Massenet: Le Cid, Herodiade
Au Carnegie Hall en mars 1976, Eve Queller, à la tête des équipes de l’orchestre de l’Opéra de New York, aborde Le Cid avec une distribution luxueuse: Placido Domingo (Rodrigue), Grace Bumbry (Chimène)… La direction est souvent pâteuse, claironnante… dommage car le tempérament des deux protagonistes est défendu par deux chanteurs aguerris et les choses deviennent vraiment intéressantes au III dans l’air tragico-désespéré de Chimène (« De cet affreux combat, je sors l’âme brisée« , préparé en une longue introduction à la clarinette… cd2, plage 6): Bumbry colore sa voix puissante et sombre dans une soie vocale superbe et articulée, donc intelligible. Domingo s’en sort lui aussi avec les honneurs tant la force convaincue qu’il apporte au personnage de Rodrigue, a d’impact. (2 cd Sony Classical).

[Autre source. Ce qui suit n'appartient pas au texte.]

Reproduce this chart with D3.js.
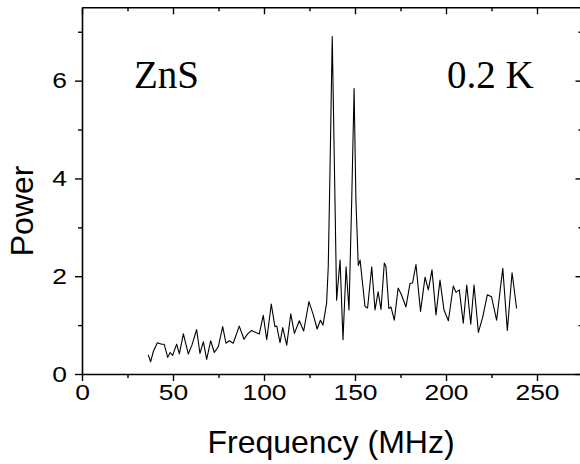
<!DOCTYPE html>
<html><head><meta charset="utf-8">
<script src="https://cdn.jsdelivr.net/npm/d3@7"></script>
<style>html,body{margin:0;padding:0;background:#fff;}svg{display:block;}</style>
</head><body>
<svg id="c" width="580" height="464"></svg>
<script>
const freq = [36.4,37.7,39.2,41.4,43.8,45.1,47.1,48.4,49.8,52.0,53.5,55.7,58.4,60.4,63.0,64.8,66.7,68.5,70.7,72.7,74.9,77.3,79.1,80.9,83.1,86.4,89.0,91.0,93.2,95.5,97.4,99.6,101.5,104.0,106.0,107.0,108.8,110.3,112.5,114.7,116.7,119.4,121.8,124.7,127.1,129.2,131.0,132.4,134.4,135.3,136.3,137.5,139.0,139.9,141.8,143.4,145.1,146.7,148.2,149.5,150.5,151.8,152.8,155.5,156.9,159.2,161.0,162.7,164.3,166.1,167.0,168.6,169.8,171.6,173.7,175.4,178.0,180.2,181.6,183.5,186.0,188.5,190.3,192.3,194.5,196.7,198.9,201.3,204.0,205.5,207.3,209.5,211.4,213.6,215.4,217.8,220.2,222.7,225.0,227.8,231.2,233.7,236.3,238.8];
const power = [0.39,0.25,0.46,0.64,0.61,0.61,0.34,0.44,0.38,0.61,0.41,0.82,0.41,0.59,0.91,0.42,0.66,0.30,0.68,0.44,0.56,0.97,0.63,0.68,0.63,0.98,0.71,0.82,0.89,0.85,0.82,1.20,0.70,1.43,0.97,0.98,0.64,0.95,0.59,1.23,0.83,1.09,0.88,1.48,1.21,0.92,1.10,1.00,1.45,2.19,4.24,6.90,3.56,1.51,2.33,0.70,2.19,1.31,3.56,5.84,3.56,2.22,2.33,1.38,1.35,2.19,1.31,1.68,1.32,2.27,2.20,1.34,1.37,1.10,1.76,1.63,1.37,1.85,1.86,2.24,1.28,1.98,1.72,2.13,1.21,1.92,1.31,1.09,1.80,1.67,1.72,1.04,1.82,1.02,1.82,0.85,1.17,1.62,1.58,1.10,2.16,0.89,2.07,1.34];
const xMajor = [0,50,100,150,200,250];
const xMinor = [25,75,125,175,225,275];
const yMajor = [0,2,4,6];
const yMinor = [1,3,5,7];
const xTitle = "Frequency (MHz)";
const yTitle = "Power";
const labelLeft = "ZnS";
const labelRight = "0.2 K";

const svg = d3.select("#c");
const L = 82, R = 582.5, T = 7.3, B = 374;
const x = d3.scaleLinear().domain([0,275]).range([L,R]);
const y = d3.scaleLinear().domain([0,7.5]).range([B,T]);

const tickFont = "'Liberation Sans', Arial, Helvetica, sans-serif";

// curve
svg.append("path").datum(freq.map((f,i)=>[f,power[i]]))
  .attr("fill","none").attr("stroke","#000").attr("stroke-width",1.1)
  .attr("stroke-linejoin","round")
  .attr("d", d3.line().x(d=>x(d[0])).y(d=>y(d[1])));

function minorLines(g){g.select(".domain").remove();g.selectAll("line").attr("stroke","#000").attr("stroke-width",1.4);}
function styleAxis(g){
  g.select(".domain").attr("stroke","#000").attr("stroke-width",1.6);
  g.selectAll(".tick line").attr("stroke","#000").attr("stroke-width",1.4);
  g.selectAll("text").attr("fill","#000").style("font-family",tickFont).style("font-size","22px");
}
// bottom
const gb = svg.append("g").attr("transform",`translate(0,${B})`);
gb.call(d3.axisBottom(x).tickValues(xMajor).tickSize(7).tickPadding(3).tickSizeOuter(0).tickFormat(d3.format("d")));
styleAxis(gb);
gb.append("g").call(d3.axisBottom(x).tickValues(xMinor).tickSize(4).tickFormat("")).call(minorLines);
gb.selectAll(".tick text").attr("transform","scale(1.2,1)");
// top
const gt = svg.append("g").attr("transform",`translate(0,${T})`);
gt.call(d3.axisBottom(x).tickValues(xMajor).tickSize(7).tickSizeOuter(0).tickFormat(""));
styleAxis(gt);
gt.append("g").call(d3.axisBottom(x).tickValues(xMinor).tickSize(4).tickFormat("")).call(minorLines);
// left
const gl = svg.append("g").attr("transform",`translate(${L},0)`);
gl.call(d3.axisLeft(y).tickValues(yMajor).tickSize(7).tickPadding(8).tickSizeOuter(0).tickFormat(d3.format("d")));
styleAxis(gl);
gl.selectAll(".tick text").attr("transform","translate(-15,0) scale(1.2,1) translate(15,0)");
gl.append("g").call(d3.axisLeft(y).tickValues(yMinor).tickSize(4).tickFormat("")).call(minorLines);
// right
const gr = svg.append("g").attr("transform",`translate(${R},0)`);
gr.call(d3.axisLeft(y).tickValues(yMajor).tickSize(7).tickSizeOuter(0).tickFormat(""));
styleAxis(gr);
gr.append("g").call(d3.axisLeft(y).tickValues(yMinor).tickSize(4).tickFormat("")).call(minorLines);

// titles
svg.append("text").attr("x",331).attr("y",453).attr("text-anchor","middle")
  .style("font-family",tickFont).style("font-size","32px").text(xTitle);
svg.append("text").attr("transform",`translate(33,211) rotate(-90)`).attr("text-anchor","middle")
  .style("font-family",tickFont).style("font-size","32px").text(yTitle);

const serif = "'Liberation Serif', 'Times New Roman', Times, serif";
svg.append("text").attr("x",134).attr("y",88).style("font-family",serif).style("font-size","39px").text(labelLeft);
svg.append("text").attr("x",447).attr("y",88).style("font-family",serif).style("font-size","39px").text(labelRight);
</script>
</body></html>
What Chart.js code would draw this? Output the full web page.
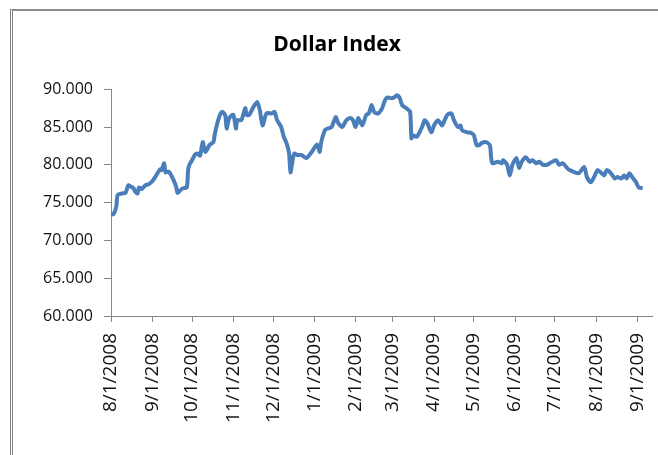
<!DOCTYPE html>
<html>
<head>
<meta charset="utf-8">
<title>Dollar Index</title>
<script src="https://cdn.jsdelivr.net/npm/chart.js@4.4.1/dist/chart.umd.min.js"></script>
<style>
    html, body { margin: 0; padding: 0; background: #fff; }
    #wrap { position: relative; width: 658px; height: 455px; overflow: hidden; }
    /* the chart frame, cut off on the right and bottom like in the screenshot */
    .frame {
        position: absolute; left: 10px; top: 9px; width: 680px; height: 480px;
        border-left: 3px double #7f7f7f; border-top: 2px solid #8c8c8c;
    }
    #chart { position: absolute; left: 0; top: 0; }
</style>
</head>
<body>
<div id="wrap">
    <div class="frame"></div>
    <canvas id="chart" width="658" height="455"></canvas>
</div>
<script>
// days counted from 8/1/2008
const startDate = new Date(2008, 7, 1);
const lastDay = 407;

const dayOffsets = [
    0, 2, 4, 5, 8, 11, 13, 15, 17, 18, 20, 21, 23, 26, 28, 31, 33, 35, 37, 38,
    40, 41, 43, 44, 47, 49, 50, 52, 54, 57, 58, 59, 61, 63, 65, 67, 69, 71, 74, 77,
    78, 80, 82, 84, 86, 87, 89, 92, 94, 95, 98, 101, 102, 104, 107, 110, 112, 114, 117, 121,
    123, 125, 128, 130, 132, 134, 135, 137, 138, 140, 143, 147, 151, 155, 157, 158, 161, 163, 166, 169,
    171, 174, 177, 180, 182, 184, 186, 189, 192, 194, 196, 198, 201, 204, 206, 208, 211, 213, 215, 217,
    219, 222, 225, 226, 227, 230, 234, 236, 238, 241, 243, 246, 249, 251, 253, 256, 258, 261, 263, 264,
    268, 271, 273, 275, 277, 279, 282, 285, 286, 287, 291, 294, 295, 298, 300, 302, 305, 307, 309, 312,
    315, 317, 320, 322, 325, 328, 330, 332, 335, 337, 340, 343, 345, 349, 352, 356, 358, 361, 364, 366,
    369, 371, 373, 376, 379, 381, 384, 386, 388, 390, 392, 395, 397, 400
];

const dollarIndex = [
    73.4, 73.5, 74.5, 76.0, 76.2, 76.3, 77.3, 77.1, 76.9, 76.5, 76.2, 77.0, 76.8, 77.3, 77.4, 77.8, 78.3, 78.9, 79.4, 79.3,
    80.2, 79.0, 79.1, 79.0, 78.0, 77.1, 76.3, 76.6, 76.9, 77.0, 79.3, 80.0, 80.6, 81.3, 81.5, 81.2, 83.0, 81.7, 82.6, 83.0,
    84.0, 85.5, 86.6, 87.0, 86.5, 84.8, 86.2, 86.6, 84.8, 85.9, 85.9, 87.5, 86.6, 86.6, 87.6, 88.3, 87.2, 85.2, 86.8, 86.8,
    87.0, 85.9, 85.0, 83.7, 82.9, 81.5, 79.0, 81.0, 81.5, 81.3, 81.3, 80.9, 81.7, 82.7, 81.7, 82.9, 84.6, 84.8, 85.0, 86.3,
    85.5, 85.0, 85.9, 86.2, 85.9, 85.0, 86.2, 85.2, 86.6, 86.8, 87.9, 87.0, 86.8, 87.5, 88.5, 88.9, 88.8, 88.9, 89.2, 88.9,
    87.9, 87.5, 87.0, 83.5, 83.9, 83.7, 85.0, 85.9, 85.5, 84.3, 85.2, 85.9, 85.2, 85.9, 86.6, 86.8, 85.9, 85.0, 85.2, 84.6,
    84.3, 84.2, 83.9, 82.6, 82.6, 82.9, 83.0, 82.6, 80.9, 80.2, 80.4, 80.2, 80.6, 80.0, 78.6, 80.0, 80.9, 79.6, 80.4, 81.0,
    80.4, 80.6, 80.2, 80.4, 80.0, 80.0, 80.2, 80.4, 80.6, 80.0, 80.2, 79.6, 79.3, 79.0, 78.9, 79.7, 78.4, 77.7, 78.6, 79.3,
    78.9, 78.6, 79.3, 78.9, 78.2, 78.4, 78.2, 78.6, 78.2, 78.9, 78.4, 77.7, 77.0, 76.9
];

const monthTicks = [
    '8/1/2008', '9/1/2008', '10/1/2008', '11/1/2008', '12/1/2008', '1/1/2009', '2/1/2009',
    '3/1/2009', '4/1/2009', '5/1/2009', '6/1/2009', '7/1/2009', '8/1/2009', '9/1/2009'
];

const yTicks = [60, 65, 70, 75, 80, 85, 90];

function dayOf(label) {
    const [m, d, y] = label.split('/').map(Number);
    return Math.round((new Date(y, m - 1, d) - startDate) / 86400000);
}
const tickDays = monthTicks.map(dayOf);

const axisColor = '#868686';
const textColor = '#111';

new Chart(document.getElementById('chart'), {
    type: 'line',
    data: {
        datasets: [{
            label: 'Dollar Index',
            data: dayOffsets.map((d, i) => ({ x: d, y: dollarIndex[i] })),
            borderColor: '#4a7ebb',
            borderWidth: 4,
            pointRadius: 0,
            tension: 0.25,
            fill: false,
        }]
    },
    options: {
        responsive: false,
        animation: false,
        layout: { padding: { left: 22, right: 6, top: 0, bottom: 0 } },
        plugins: {
            legend: { display: false },
            tooltip: { enabled: false },
            title: {
                display: true,
                text: 'Dollar Index',
                color: '#000',
                font: { family: 'Open Sans', size: 21, weight: 'bold' },
                padding: { top: 32, bottom: 32 },
            },
        },
        scales: {
            x: {
                type: 'linear',
                min: 0,
                max: lastDay,
                afterBuildTicks: (axis) => { axis.ticks = tickDays.map(v => ({ value: v })); },
                afterFit: (axis) => {
                    axis.height = 139;
                    axis.paddingLeft = 0;
                    axis.paddingRight = 0;
                },
                grid: { drawOnChartArea: false, drawTicks: true, tickLength: 6, color: axisColor },
                border: { color: axisColor },
                ticks: {
                    autoSkip: false,
                    minRotation: 90,
                    maxRotation: 90,
                    padding: 11,
                    color: textColor,
                    font: { family: 'Open Sans', size: 19 },
                    callback: (v, i) => monthTicks[i],
                },
            },
            y: {
                min: yTicks[0],
                max: yTicks[yTicks.length - 1],
                afterFit: (axis) => { axis.width = 89; },
                grid: { drawOnChartArea: false, drawTicks: true, tickLength: 7, color: axisColor },
                border: { color: axisColor },
                ticks: {
                    stepSize: 5,
                    padding: 11,
                    color: textColor,
                    font: { family: 'Open Sans', size: 16 },
                    callback: (v) => v.toFixed(3),
                },
            },
        },
    },
});
</script>
</body>
</html>
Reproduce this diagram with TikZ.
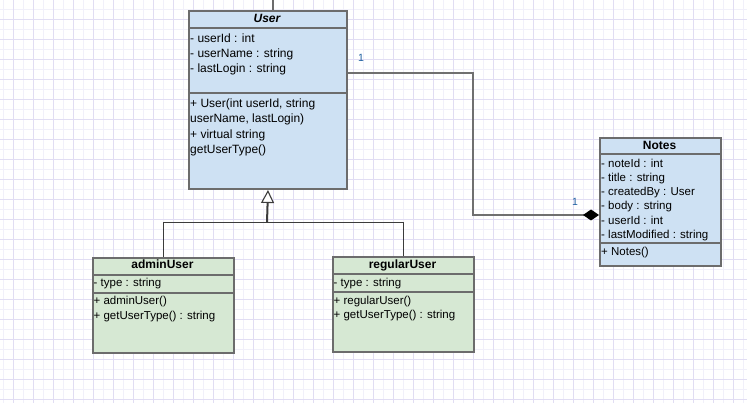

Plus récent, l’enregistrement d’Hérodiade avec la « Reine » Fleming, en 1995, captive tout autant. Valery Gergiev, dramaturge né, relit la partition avec une passion indiscutable, laissant à la soprano vedette, au timbre somptueusement voluptueux, la liberté d’approfondir son personnage (Salomé). La langue suave et lyrique de Massenet lui va comme un gant… ce qu’elle nous montre aujourd’hui dans Thaïs ou depuis quelques années dans Manon. Le Jean de Placido Domingo résiste lui aussi, grâce à l’ardeur vaillante du Prophète ivre de justice et d’élévation morale. Certes les mauvaises langues crieront à l’exotisme d’une langue souvent déformée, « américanisée »: or l’engagement et la musicalité de chacun (le Juan Pons d’Hérode) classent cette version sur le plan de l’expression, parmi les plus intéressantes. La production de San Francisco de 1995 n’est pas si hors sujet que cela! (2 cd Sony Classical).